## Exercise requirements
Could you retype the lines below, starting at the line holding "What Bokeh code" and stopping at the line holding "from bokeh.resources import INLINE", inclusive? Copy them exactly and drop the images.

## Source data
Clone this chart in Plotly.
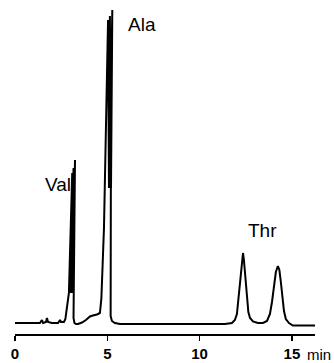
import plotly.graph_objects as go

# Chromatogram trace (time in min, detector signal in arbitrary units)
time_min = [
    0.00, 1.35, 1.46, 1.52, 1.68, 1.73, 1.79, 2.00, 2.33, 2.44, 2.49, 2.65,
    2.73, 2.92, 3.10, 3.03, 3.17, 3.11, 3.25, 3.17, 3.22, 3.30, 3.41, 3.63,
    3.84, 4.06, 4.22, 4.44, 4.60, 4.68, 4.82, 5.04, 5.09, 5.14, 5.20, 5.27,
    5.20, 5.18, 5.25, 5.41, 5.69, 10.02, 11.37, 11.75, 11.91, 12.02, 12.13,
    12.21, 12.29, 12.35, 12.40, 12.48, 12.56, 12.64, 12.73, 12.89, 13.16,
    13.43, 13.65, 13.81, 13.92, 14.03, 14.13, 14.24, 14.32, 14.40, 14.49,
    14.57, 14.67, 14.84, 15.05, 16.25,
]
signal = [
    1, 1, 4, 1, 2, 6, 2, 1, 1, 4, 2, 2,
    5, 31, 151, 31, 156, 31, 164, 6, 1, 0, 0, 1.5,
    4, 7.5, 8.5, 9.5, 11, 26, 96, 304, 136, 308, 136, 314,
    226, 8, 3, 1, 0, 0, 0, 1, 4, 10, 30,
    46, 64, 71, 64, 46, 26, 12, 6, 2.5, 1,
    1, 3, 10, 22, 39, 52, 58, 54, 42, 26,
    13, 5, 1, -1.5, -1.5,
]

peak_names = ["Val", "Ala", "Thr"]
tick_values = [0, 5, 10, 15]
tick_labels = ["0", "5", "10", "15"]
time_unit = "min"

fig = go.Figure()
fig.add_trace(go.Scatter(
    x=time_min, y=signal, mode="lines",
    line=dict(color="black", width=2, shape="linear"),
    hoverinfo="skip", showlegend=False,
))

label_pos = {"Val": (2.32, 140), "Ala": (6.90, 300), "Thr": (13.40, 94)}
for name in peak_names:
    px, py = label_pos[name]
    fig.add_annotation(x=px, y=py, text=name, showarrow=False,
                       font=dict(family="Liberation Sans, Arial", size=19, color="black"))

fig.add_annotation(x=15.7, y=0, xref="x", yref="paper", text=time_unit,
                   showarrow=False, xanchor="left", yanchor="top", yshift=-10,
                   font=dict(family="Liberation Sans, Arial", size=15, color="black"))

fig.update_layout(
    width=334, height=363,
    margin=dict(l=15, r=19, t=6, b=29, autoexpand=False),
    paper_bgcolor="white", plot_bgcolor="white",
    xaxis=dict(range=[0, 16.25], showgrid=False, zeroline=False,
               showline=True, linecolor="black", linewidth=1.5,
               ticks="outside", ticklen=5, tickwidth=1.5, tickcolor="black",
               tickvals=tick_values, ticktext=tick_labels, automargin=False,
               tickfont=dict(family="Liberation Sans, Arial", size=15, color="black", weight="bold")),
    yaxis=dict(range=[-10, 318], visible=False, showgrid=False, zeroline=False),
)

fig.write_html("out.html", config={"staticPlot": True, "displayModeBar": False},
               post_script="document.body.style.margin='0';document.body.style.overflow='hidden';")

==

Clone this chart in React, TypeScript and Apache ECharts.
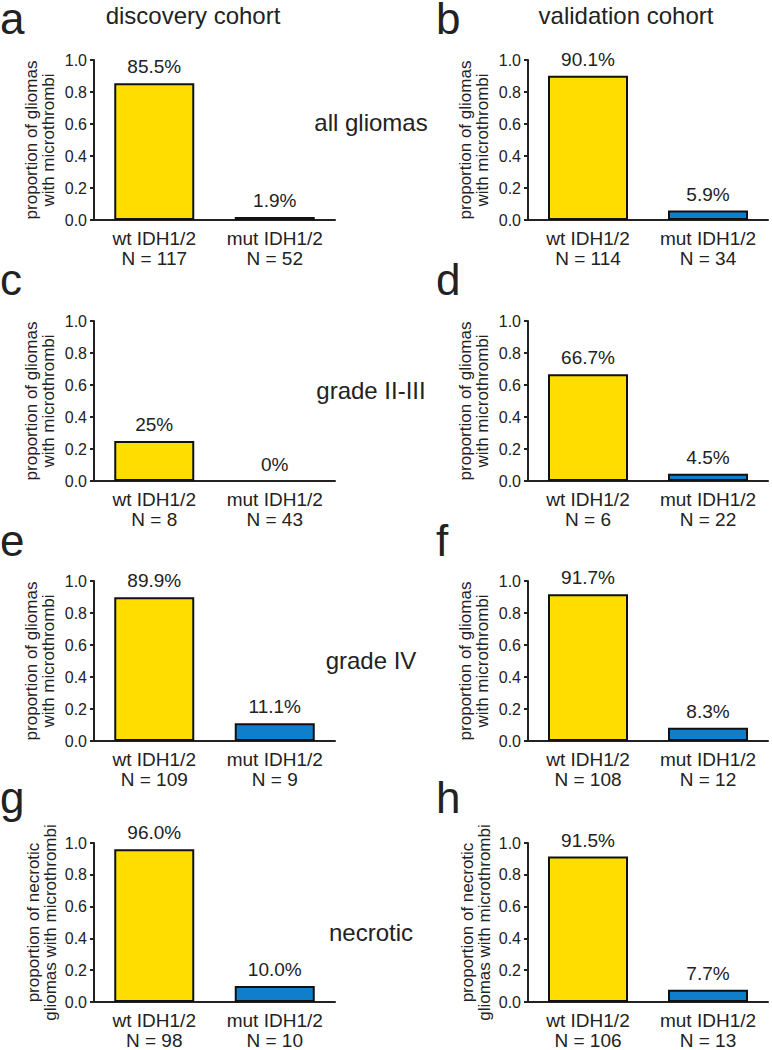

...

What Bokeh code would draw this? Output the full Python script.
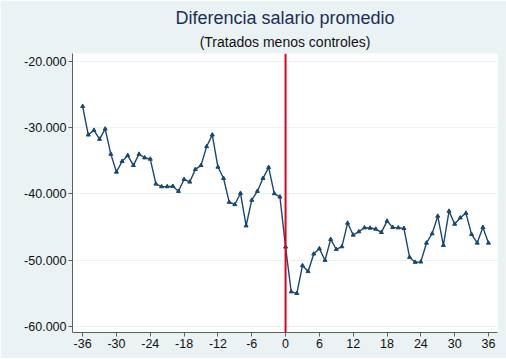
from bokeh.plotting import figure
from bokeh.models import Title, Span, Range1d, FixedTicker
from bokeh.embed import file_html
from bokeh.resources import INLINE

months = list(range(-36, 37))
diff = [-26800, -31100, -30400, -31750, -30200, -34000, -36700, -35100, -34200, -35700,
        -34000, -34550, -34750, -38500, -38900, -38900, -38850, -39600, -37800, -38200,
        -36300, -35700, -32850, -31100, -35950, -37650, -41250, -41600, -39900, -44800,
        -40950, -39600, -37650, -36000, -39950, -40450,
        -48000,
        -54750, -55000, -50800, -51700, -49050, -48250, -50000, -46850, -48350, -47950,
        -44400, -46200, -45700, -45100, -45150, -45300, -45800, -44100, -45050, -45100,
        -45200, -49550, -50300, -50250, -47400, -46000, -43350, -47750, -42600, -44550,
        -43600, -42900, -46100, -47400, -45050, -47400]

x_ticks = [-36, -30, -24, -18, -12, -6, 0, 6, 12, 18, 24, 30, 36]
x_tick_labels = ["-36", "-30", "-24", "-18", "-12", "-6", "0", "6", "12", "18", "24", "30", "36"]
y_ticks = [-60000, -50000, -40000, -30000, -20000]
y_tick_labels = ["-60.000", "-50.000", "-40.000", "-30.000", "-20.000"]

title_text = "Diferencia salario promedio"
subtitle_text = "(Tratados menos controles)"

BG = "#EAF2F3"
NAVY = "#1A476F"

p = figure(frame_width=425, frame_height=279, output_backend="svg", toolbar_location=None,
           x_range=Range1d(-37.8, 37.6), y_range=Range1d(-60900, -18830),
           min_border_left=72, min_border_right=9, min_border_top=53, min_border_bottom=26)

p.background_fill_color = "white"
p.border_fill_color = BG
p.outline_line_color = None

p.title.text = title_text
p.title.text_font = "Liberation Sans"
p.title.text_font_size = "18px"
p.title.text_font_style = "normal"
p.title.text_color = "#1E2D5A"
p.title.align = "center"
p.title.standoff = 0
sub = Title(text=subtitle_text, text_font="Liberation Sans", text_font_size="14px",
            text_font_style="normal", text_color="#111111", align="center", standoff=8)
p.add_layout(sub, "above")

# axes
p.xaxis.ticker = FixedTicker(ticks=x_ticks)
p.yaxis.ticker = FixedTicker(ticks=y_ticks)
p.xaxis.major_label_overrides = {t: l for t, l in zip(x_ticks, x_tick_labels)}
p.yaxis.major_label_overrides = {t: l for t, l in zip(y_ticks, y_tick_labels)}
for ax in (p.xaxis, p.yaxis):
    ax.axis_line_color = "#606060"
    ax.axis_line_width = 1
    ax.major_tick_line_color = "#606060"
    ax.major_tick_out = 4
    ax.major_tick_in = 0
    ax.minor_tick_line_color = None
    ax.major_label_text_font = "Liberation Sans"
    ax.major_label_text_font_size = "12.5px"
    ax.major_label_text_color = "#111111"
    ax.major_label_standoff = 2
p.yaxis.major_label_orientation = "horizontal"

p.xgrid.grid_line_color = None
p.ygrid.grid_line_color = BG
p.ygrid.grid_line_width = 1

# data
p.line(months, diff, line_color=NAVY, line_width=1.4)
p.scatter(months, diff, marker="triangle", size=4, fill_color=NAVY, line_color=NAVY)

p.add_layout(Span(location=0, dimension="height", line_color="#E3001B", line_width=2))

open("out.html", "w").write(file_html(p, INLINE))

## Solution to this problem
What Bokeh code would draw this? Output the full Python script.
from bokeh.plotting import figure
from bokeh.models import Title, Span, Range1d, FixedTicker
from bokeh.embed import file_html
from bokeh.resources import INLINE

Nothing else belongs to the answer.